One of the communistic societies Nordhoff describes, the Perfectionists, was established by John Humphrey Noyes, who himself wrote a book, History of American Socialisms, which I also own but have not yet read. There have been other voluntary socialist societies in the U.S. The Amish have a variation. American Kibbutzim, modeled on the Israeli Kibbutz, have been established around the country. There were the 1960s hippie communes

Interestingly, many of these communistic societies were established by devout Christians who fled Europe, which was still burdened by the tyranny of church-state unity. These people were persecuted and jailed because their practices differed from the views of the established religious authorities, so they emigrated to the United States, because the U.S. guaranteed their freedom to establish their socialisms.

This is really important.

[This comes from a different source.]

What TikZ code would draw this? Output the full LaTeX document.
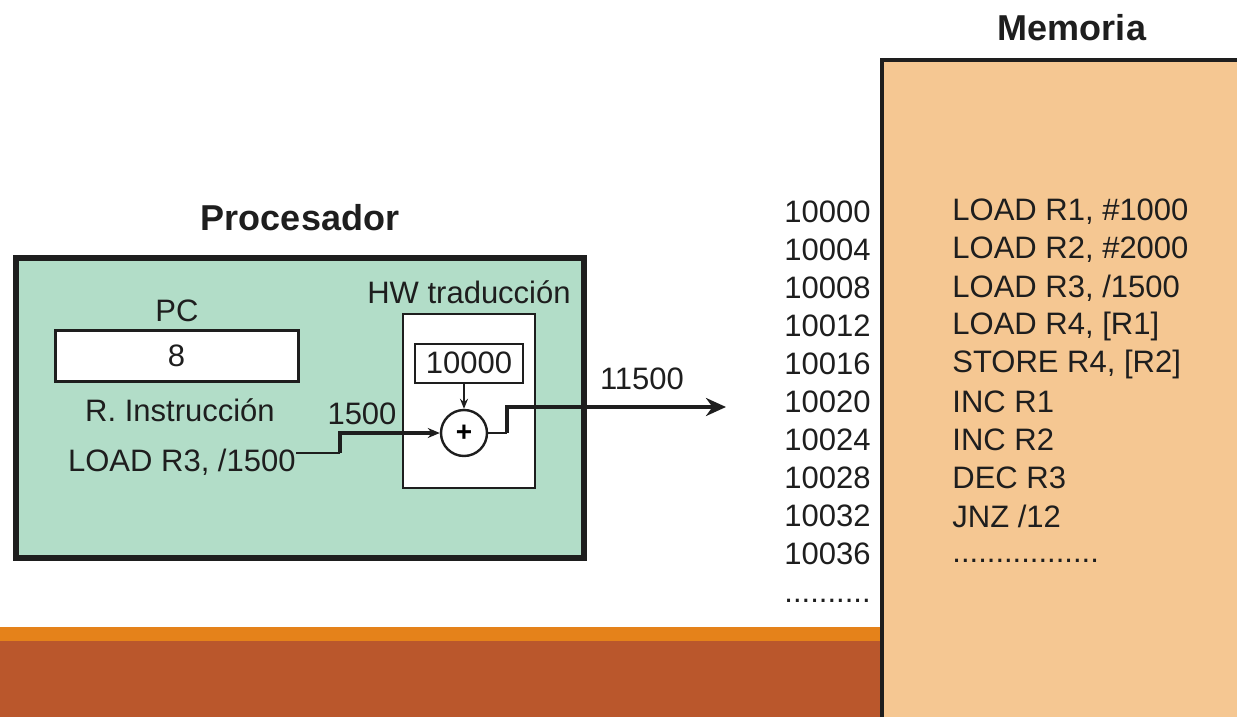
\documentclass[tikz,border=0pt]{standalone}
\usepackage{fontspec}
\setmainfont{Liberation Sans}
\usepackage{xcolor}
\usepackage{tikz}
\usetikzlibrary{arrows.meta,positioning,calc}
\definecolor{procgreen}{HTML}{B2DDC8}
\definecolor{memtan}{HTML}{F5C792}
\definecolor{barorange}{HTML}{E5821A}
\definecolor{barbrown}{HTML}{BA572C}
\definecolor{ink}{HTML}{1E1E1E}
\tikzset{
  txt/.style={
    inner sep=0pt, text=ink,
    font=\fontsize{15.5}{18}\selectfont
  },
  titletxt/.style={
    inner sep=0pt, text=ink,
    font=\fontsize{18}{21}\selectfont\bfseries
  },
  regbox/.style={
    rectangle, draw=ink, fill=white, line width=#1,
    inner sep=0pt, text=ink,
    font=\fontsize{15.5}{18}\selectfont
  },
  regbox/.default=1pt,
  adderbox/.style={
    circle, draw=ink, fill=white, line width=1.2pt,
    minimum size=23pt, inner sep=0pt,
    font=\fontsize{14}{16}\selectfont\bfseries
  },
  datapath/.style={
    draw=ink, line width=#1
  },
  datapath/.default=2.2pt,
}

\begin{document}
\begin{tikzpicture}[x=0.5pt,y=-0.5pt]
\useasboundingbox (0,0) rectangle (1237,717);

% Slide bars at the bottom
\fill[barorange] (0,627) rectangle (882,641);
\fill[barbrown] (0,641) rectangle (882,717);

% Memory
\draw[fill=memtan, draw=ink, line width=2pt] (882,60) rectangle (1260,740);
\node[titletxt] (memtitle) at (1072,28) {Memoria};

\foreach \addr/\instr [count=\i] in {10000/{LOAD R1, \#1000},10004/{LOAD R2, \#2000},
    10008/{LOAD R3, /1500},10012/{LOAD R4, [R1]},10016/{STORE R4, [R2]},
    10020/{INC R1},10024/{INC R2},10028/{DEC R3},10032/{JNZ /12}}
{
  \node[txt, anchor=east] (addr\i) at (871,{212+38*(\i-1)}) {\addr};
  \node[txt, anchor=west] (instr\i) at (952,{212+38*(\i-1)}) {\instr};
}
\node[txt, anchor=east] (addr10) at (871,554) {10036};
\node[txt, anchor=west] (instrdots) at (952,561) {.................};
\node[txt, anchor=east] (addrdots) at (871,601) {..........};

% Processor
\draw[fill=procgreen, draw=ink, line width=2.8pt] (16,258) rectangle (584,558);
\node[titletxt] (proctitle) at (300,218) {Procesador};

\node[regbox=1.5pt, minimum width=121.5pt, minimum height=25.5pt] (pc) at (176.5,355.5) {8};
\node[txt] (pclabel) at (177,311) {PC};
\node[txt] (irlabel) at (180,410) {R. Instrucción};
\node[txt, anchor=east] (ir) at (296,462) {LOAD R3, /1500};

% Translation hardware
\node[regbox, minimum width=66pt, minimum height=87pt] (hw) at (469,401) {};
\node[txt] (hwlabel) at (469,292) {HW traducción};
\node[regbox, minimum width=54pt, minimum height=19.5pt] (base) at (469,363) {10000};
\node[adderbox] (adder) at (464,433) {+};

% Connections
\coordinate (stepin) at (340,453);
\coordinate (stepout) at (507,433);
\coordinate (memin) at (726,407);
\draw[datapath=1.1pt] (ir.east |- stepin) -- (stepin);
\draw[datapath, -{Stealth[length=6pt,width=5pt]}] (stepin) |- (adder.west);
\node[txt] (offset) at (362,414) {1500};
\draw[datapath=0.8pt, -{Stealth[length=5pt,width=4pt]}] (adder.north |- base.south) -- (adder.north);
\draw[datapath=1.1pt] (adder.east) -- (stepout);
\draw[datapath, -{Stealth[length=10pt,width=9pt]}] (stepout) |- (memin);
\node[txt] (physaddr) at (642,379) {11500};

\end{tikzpicture}
\end{document}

European socialists were coming to the capitalist United States of America because this is where they have the freedom to practice their socialist creed. Melvin D. Barger, writing for FEE about another commune, Robert Owens’ New Harmony, said this:

The New Harmony movement also had wide support in the new American nation, and Owen had even been given an audience with President-elect John Quincy Adams and the Secretary of the Treasury when he arrived in Washington. There was a kindly tolerance of new ideas, and if New Harmony had been a sound and workable system, the United States had both the political freedom and the available land for thousands of such communal enterprises.

Then or now, nothing in the fundamental American idea was opposed to the socialistic communities of the early 19th century, since they were voluntary arrangements and used peaceful means. [My emphasis]

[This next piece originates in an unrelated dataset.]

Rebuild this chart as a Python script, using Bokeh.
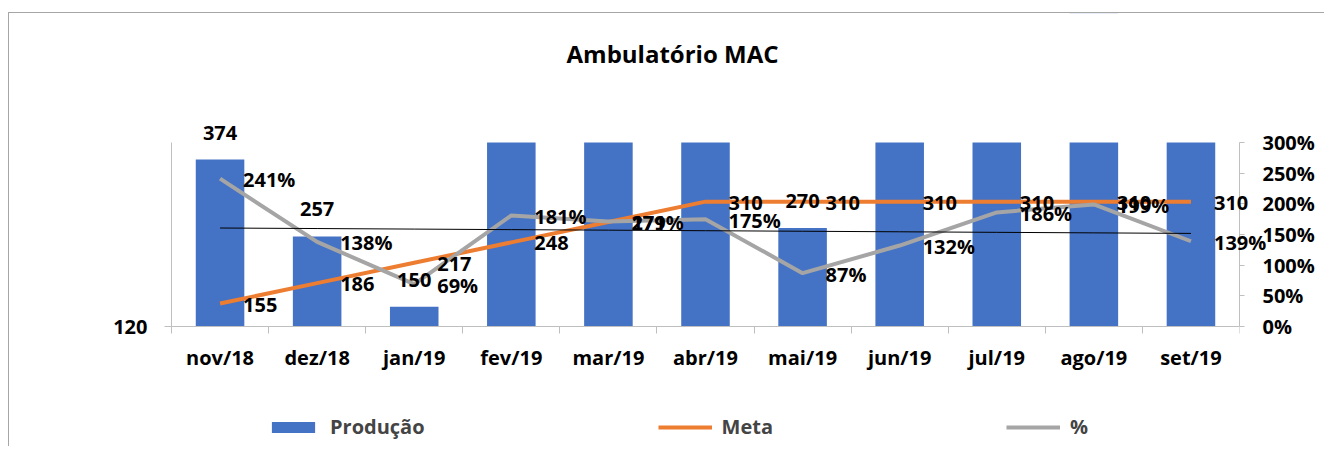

This goes to the heart of my point in this article. Socialism is perfectly compatible with a free capitalist society, if everyone respects the rights of everyone else to live by their own values and judgement, and to freedom of association. Why? Because in a free society, like America in its Founding principles, the government neutrally protects that freedom by law and constitution.

Unfortunately, the 20th Century saw a new and malignant manifestation of socialism, political socialism. Led by Karl Marx, the socialism we speak of in today’s debates is not the benevolent, peaceful, voluntary socialism I just wrote about. Today’s socialism is a tyrannical, top-down system imposed by force on the entire society regardless of whether anyone wants it or not. Political socialism is from beginning to end an organized crime enterprise. It is weaponized socialism. It is criminal socialism. 


But that’s not all. Since the Enlightenment gave rise to capitalism, history has provided plenty of opportunity for people to voluntarily choose socialism. But confronted with the choice explicitely, most Americans will not willingly give up their means of production--their lives, liberties, property, businesses, and pursuit of personal happiness--to a central planning authority. Not many people will, when confronted with undiluted socialism, go for it voluntarily. This is true even in societies that are highly conducive to socialism in the abstract. Given the freedom to choose socialism, in real life, very few people have, which means that the only path to a socialist country is through totalitarianism.

Today’s Democratic Socialist movement is a manifestation of criminal socialism, because it's proponents are acting through government force. Rationalized as “democratic,” it follows on the heels of Soviet communism, German national socialism (NAZISM), Italian fascism, Red China under Mao, et al. It rejects voluntarism. It holds that enough votes to win an election is enough justification for imposing one’s socialism on the entirety of society without everyone’s voluntary consent. Bernie Sanders, Occasio-Cortez, and company don’t seek to organize their supporters by voluntary consent. They go into politics. Why? Because they seek political power. Why political power rather than the power of persuasion? Because political power, as Marx’s most loyal disciple observed, “grows out of the barrel of a gun.” On “Why go into politics to advance your cause?”, today’s democratic socialists would answer—to paraphrase a quote attributed to a famous bank robber—“I go into politics because that’s where the guns are.”

Unfortunately, Americans' overwhelming rejection of undiluted socialism—the recent collapse of Bernie Sanders's campaign within the Democratic Party is the latest proof—may not save us. The ongoing piecemeal slide into socialism is a real danger, because too few people can connect the philosophical dots. Many people may like certain welfare state socialistic programs—like Social Security for self-interested reasons, or food stamps for compassionate or altruistic reasons—not realizing that they are accepting the principles that lead to full-blown socialism. Under our welfare state capitalism, the socialist element is slowly squeezing out the capitalism.

That’s worth remembering, because here is where we are today. Capitalism vs. socialism is the underlying political battle of America. But perhaps that characterization is not precise enough. The choice capitalism vs. socialism is really capitalism versus criminal socialism, since capitalism is perfectly compatible with socialism when government remains in its proper, neutral, rights-protecting, American-ideal mode. Capitalism versus criminal socialism: That’s the precise actual choice.